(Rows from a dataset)
** START **

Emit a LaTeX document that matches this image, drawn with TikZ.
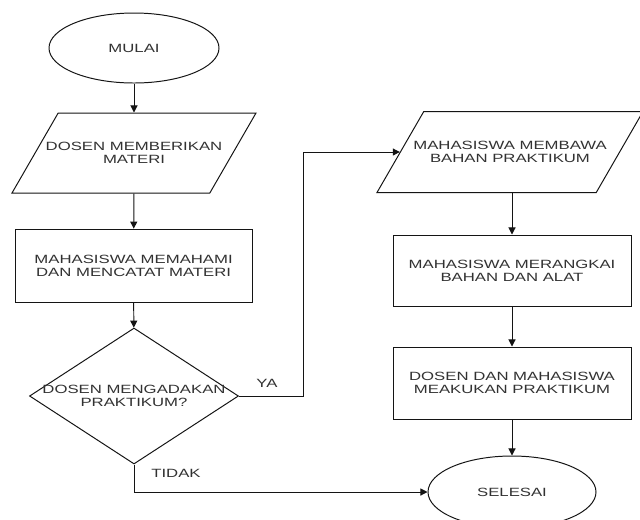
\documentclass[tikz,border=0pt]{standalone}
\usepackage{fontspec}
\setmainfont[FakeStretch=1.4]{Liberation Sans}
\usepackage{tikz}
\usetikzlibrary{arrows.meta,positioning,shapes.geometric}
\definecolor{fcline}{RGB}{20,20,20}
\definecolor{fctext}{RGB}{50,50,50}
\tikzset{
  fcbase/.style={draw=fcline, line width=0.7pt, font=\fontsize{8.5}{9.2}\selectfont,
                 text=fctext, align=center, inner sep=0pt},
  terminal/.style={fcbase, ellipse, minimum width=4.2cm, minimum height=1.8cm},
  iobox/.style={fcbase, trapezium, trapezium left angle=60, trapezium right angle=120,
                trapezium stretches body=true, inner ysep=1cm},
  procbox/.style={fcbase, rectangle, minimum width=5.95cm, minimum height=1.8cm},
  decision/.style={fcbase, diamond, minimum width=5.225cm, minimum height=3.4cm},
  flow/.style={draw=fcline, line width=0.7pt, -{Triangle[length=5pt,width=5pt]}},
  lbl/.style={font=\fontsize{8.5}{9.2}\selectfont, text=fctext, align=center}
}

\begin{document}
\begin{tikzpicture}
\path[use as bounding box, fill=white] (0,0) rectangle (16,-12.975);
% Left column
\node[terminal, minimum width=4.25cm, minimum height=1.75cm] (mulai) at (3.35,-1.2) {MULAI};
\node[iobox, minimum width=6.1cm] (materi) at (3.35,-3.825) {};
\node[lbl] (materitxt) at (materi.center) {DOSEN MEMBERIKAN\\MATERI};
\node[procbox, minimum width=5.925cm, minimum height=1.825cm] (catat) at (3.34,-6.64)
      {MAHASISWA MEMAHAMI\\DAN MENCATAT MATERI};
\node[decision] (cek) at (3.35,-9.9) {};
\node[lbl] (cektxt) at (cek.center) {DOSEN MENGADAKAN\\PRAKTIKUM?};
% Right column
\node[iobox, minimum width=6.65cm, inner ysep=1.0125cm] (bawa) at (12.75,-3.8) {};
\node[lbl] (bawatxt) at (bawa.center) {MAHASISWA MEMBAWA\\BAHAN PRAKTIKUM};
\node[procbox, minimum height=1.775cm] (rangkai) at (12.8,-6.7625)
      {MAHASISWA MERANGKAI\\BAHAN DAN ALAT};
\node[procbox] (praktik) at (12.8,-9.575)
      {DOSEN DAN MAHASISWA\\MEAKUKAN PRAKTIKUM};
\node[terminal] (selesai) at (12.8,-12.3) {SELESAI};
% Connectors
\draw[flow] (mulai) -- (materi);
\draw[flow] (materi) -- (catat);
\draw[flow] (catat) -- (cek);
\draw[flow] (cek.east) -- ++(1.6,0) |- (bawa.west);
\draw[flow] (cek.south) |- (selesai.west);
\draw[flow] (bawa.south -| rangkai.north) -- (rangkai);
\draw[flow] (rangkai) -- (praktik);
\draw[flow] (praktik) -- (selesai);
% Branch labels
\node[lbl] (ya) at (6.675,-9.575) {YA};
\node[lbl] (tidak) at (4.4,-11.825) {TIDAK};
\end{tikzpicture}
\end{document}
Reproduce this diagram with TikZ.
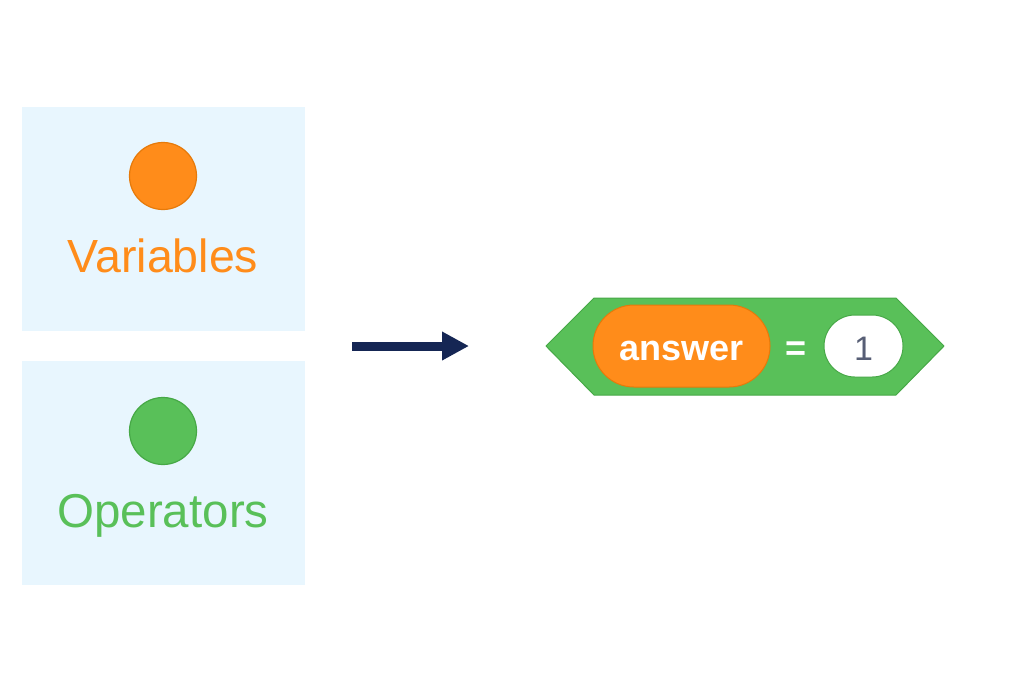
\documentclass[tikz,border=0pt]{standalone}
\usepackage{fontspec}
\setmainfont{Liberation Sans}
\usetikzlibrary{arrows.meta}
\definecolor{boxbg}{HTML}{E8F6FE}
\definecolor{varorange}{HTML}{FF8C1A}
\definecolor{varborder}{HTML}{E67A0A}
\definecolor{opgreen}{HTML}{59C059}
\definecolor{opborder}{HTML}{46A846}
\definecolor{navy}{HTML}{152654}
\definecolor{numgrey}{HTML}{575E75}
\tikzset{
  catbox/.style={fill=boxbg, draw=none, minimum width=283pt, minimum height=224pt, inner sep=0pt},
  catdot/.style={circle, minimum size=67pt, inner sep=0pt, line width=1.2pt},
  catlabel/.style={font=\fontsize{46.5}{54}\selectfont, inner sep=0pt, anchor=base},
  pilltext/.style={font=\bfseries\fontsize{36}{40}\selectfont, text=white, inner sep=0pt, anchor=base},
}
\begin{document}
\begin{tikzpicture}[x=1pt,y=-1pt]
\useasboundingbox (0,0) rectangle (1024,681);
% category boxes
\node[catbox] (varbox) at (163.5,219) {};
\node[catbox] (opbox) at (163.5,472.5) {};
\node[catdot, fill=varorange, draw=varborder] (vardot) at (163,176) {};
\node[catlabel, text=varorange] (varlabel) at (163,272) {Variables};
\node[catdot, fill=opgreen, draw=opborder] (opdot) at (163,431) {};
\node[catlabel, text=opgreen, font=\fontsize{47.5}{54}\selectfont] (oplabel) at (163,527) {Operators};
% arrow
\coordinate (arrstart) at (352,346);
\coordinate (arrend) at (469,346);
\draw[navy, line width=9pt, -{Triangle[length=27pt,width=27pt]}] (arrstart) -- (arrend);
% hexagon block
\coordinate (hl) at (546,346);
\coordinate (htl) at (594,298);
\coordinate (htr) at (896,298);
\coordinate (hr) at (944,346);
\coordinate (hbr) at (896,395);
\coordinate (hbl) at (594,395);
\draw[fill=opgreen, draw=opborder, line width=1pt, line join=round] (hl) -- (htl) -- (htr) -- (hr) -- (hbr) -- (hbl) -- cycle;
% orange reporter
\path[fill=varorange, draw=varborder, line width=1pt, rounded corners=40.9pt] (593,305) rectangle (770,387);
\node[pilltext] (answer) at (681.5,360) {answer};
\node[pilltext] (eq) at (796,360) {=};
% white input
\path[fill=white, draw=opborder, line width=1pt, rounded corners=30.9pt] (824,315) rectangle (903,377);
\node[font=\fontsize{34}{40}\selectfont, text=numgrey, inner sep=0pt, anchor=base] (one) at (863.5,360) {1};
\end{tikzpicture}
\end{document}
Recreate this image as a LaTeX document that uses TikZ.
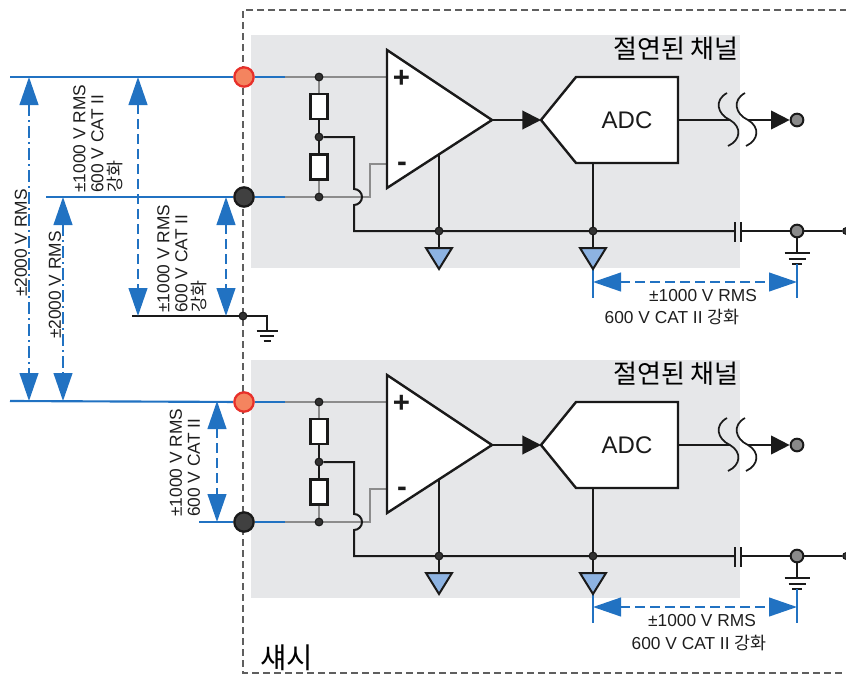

** END **

• [JOB]:
Output all the records, word for word, with no pictures in the copy.

• [SOLUTION]:
Emit a LaTeX document that matches this image, drawn with TikZ.
\documentclass[tikz,border=0pt]{standalone}
\usepackage{fontspec}
\setmainfont[FakeStretch=1.4]{Liberation Sans}
\usepackage{tikz}
\usetikzlibrary{arrows.meta,positioning,shapes.geometric}
\definecolor{fcline}{RGB}{20,20,20}
\definecolor{fctext}{RGB}{50,50,50}
\tikzset{
  fcbase/.style={draw=fcline, line width=0.7pt, font=\fontsize{8.5}{9.2}\selectfont,
                 text=fctext, align=center, inner sep=0pt},
  terminal/.style={fcbase, ellipse, minimum width=4.2cm, minimum height=1.8cm},
  iobox/.style={fcbase, trapezium, trapezium left angle=60, trapezium right angle=120,
                trapezium stretches body=true, inner ysep=1cm},
  procbox/.style={fcbase, rectangle, minimum width=5.95cm, minimum height=1.8cm},
  decision/.style={fcbase, diamond, minimum width=5.225cm, minimum height=3.4cm},
  flow/.style={draw=fcline, line width=0.7pt, -{Triangle[length=5pt,width=5pt]}},
  lbl/.style={font=\fontsize{8.5}{9.2}\selectfont, text=fctext, align=center}
}

\begin{document}
\begin{tikzpicture}
\path[use as bounding box, fill=white] (0,0) rectangle (16,-12.975);
% Left column
\node[terminal, minimum width=4.25cm, minimum height=1.75cm] (mulai) at (3.35,-1.2) {MULAI};
\node[iobox, minimum width=6.1cm] (materi) at (3.35,-3.825) {};
\node[lbl] (materitxt) at (materi.center) {DOSEN MEMBERIKAN\\MATERI};
\node[procbox, minimum width=5.925cm, minimum height=1.825cm] (catat) at (3.34,-6.64)
      {MAHASISWA MEMAHAMI\\DAN MENCATAT MATERI};
\node[decision] (cek) at (3.35,-9.9) {};
\node[lbl] (cektxt) at (cek.center) {DOSEN MENGADAKAN\\PRAKTIKUM?};
% Right column
\node[iobox, minimum width=6.65cm, inner ysep=1.0125cm] (bawa) at (12.75,-3.8) {};
\node[lbl] (bawatxt) at (bawa.center) {MAHASISWA MEMBAWA\\BAHAN PRAKTIKUM};
\node[procbox, minimum height=1.775cm] (rangkai) at (12.8,-6.7625)
      {MAHASISWA MERANGKAI\\BAHAN DAN ALAT};
\node[procbox] (praktik) at (12.8,-9.575)
      {DOSEN DAN MAHASISWA\\MEAKUKAN PRAKTIKUM};
\node[terminal] (selesai) at (12.8,-12.3) {SELESAI};
% Connectors
\draw[flow] (mulai) -- (materi);
\draw[flow] (materi) -- (catat);
\draw[flow] (catat) -- (cek);
\draw[flow] (cek.east) -- ++(1.6,0) |- (bawa.west);
\draw[flow] (cek.south) |- (selesai.west);
\draw[flow] (bawa.south -| rangkai.north) -- (rangkai);
\draw[flow] (rangkai) -- (praktik);
\draw[flow] (praktik) -- (selesai);
% Branch labels
\node[lbl] (ya) at (6.675,-9.575) {YA};
\node[lbl] (tidak) at (4.4,-11.825) {TIDAK};
\end{tikzpicture}
\end{document}
Reproduce this diagram with TikZ.
\documentclass[tikz,border=0pt]{standalone}
\usepackage{fontspec}
\setmainfont{Liberation Sans}
\usetikzlibrary{arrows.meta}
\definecolor{boxbg}{HTML}{E8F6FE}
\definecolor{varorange}{HTML}{FF8C1A}
\definecolor{varborder}{HTML}{E67A0A}
\definecolor{opgreen}{HTML}{59C059}
\definecolor{opborder}{HTML}{46A846}
\definecolor{navy}{HTML}{152654}
\definecolor{numgrey}{HTML}{575E75}
\tikzset{
  catbox/.style={fill=boxbg, draw=none, minimum width=283pt, minimum height=224pt, inner sep=0pt},
  catdot/.style={circle, minimum size=67pt, inner sep=0pt, line width=1.2pt},
  catlabel/.style={font=\fontsize{46.5}{54}\selectfont, inner sep=0pt, anchor=base},
  pilltext/.style={font=\bfseries\fontsize{36}{40}\selectfont, text=white, inner sep=0pt, anchor=base},
}
\begin{document}
\begin{tikzpicture}[x=1pt,y=-1pt]
\useasboundingbox (0,0) rectangle (1024,681);
% category boxes
\node[catbox] (varbox) at (163.5,219) {};
\node[catbox] (opbox) at (163.5,472.5) {};
\node[catdot, fill=varorange, draw=varborder] (vardot) at (163,176) {};
\node[catlabel, text=varorange] (varlabel) at (163,272) {Variables};
\node[catdot, fill=opgreen, draw=opborder] (opdot) at (163,431) {};
\node[catlabel, text=opgreen, font=\fontsize{47.5}{54}\selectfont] (oplabel) at (163,527) {Operators};
% arrow
\coordinate (arrstart) at (352,346);
\coordinate (arrend) at (469,346);
\draw[navy, line width=9pt, -{Triangle[length=27pt,width=27pt]}] (arrstart) -- (arrend);
% hexagon block
\coordinate (hl) at (546,346);
\coordinate (htl) at (594,298);
\coordinate (htr) at (896,298);
\coordinate (hr) at (944,346);
\coordinate (hbr) at (896,395);
\coordinate (hbl) at (594,395);
\draw[fill=opgreen, draw=opborder, line width=1pt, line join=round] (hl) -- (htl) -- (htr) -- (hr) -- (hbr) -- (hbl) -- cycle;
% orange reporter
\path[fill=varorange, draw=varborder, line width=1pt, rounded corners=40.9pt] (593,305) rectangle (770,387);
\node[pilltext] (answer) at (681.5,360) {answer};
\node[pilltext] (eq) at (796,360) {=};
% white input
\path[fill=white, draw=opborder, line width=1pt, rounded corners=30.9pt] (824,315) rectangle (903,377);
\node[font=\fontsize{34}{40}\selectfont, text=numgrey, inner sep=0pt, anchor=base] (one) at (863.5,360) {1};
\end{tikzpicture}
\end{document}
Recreate this image as a LaTeX document that uses TikZ.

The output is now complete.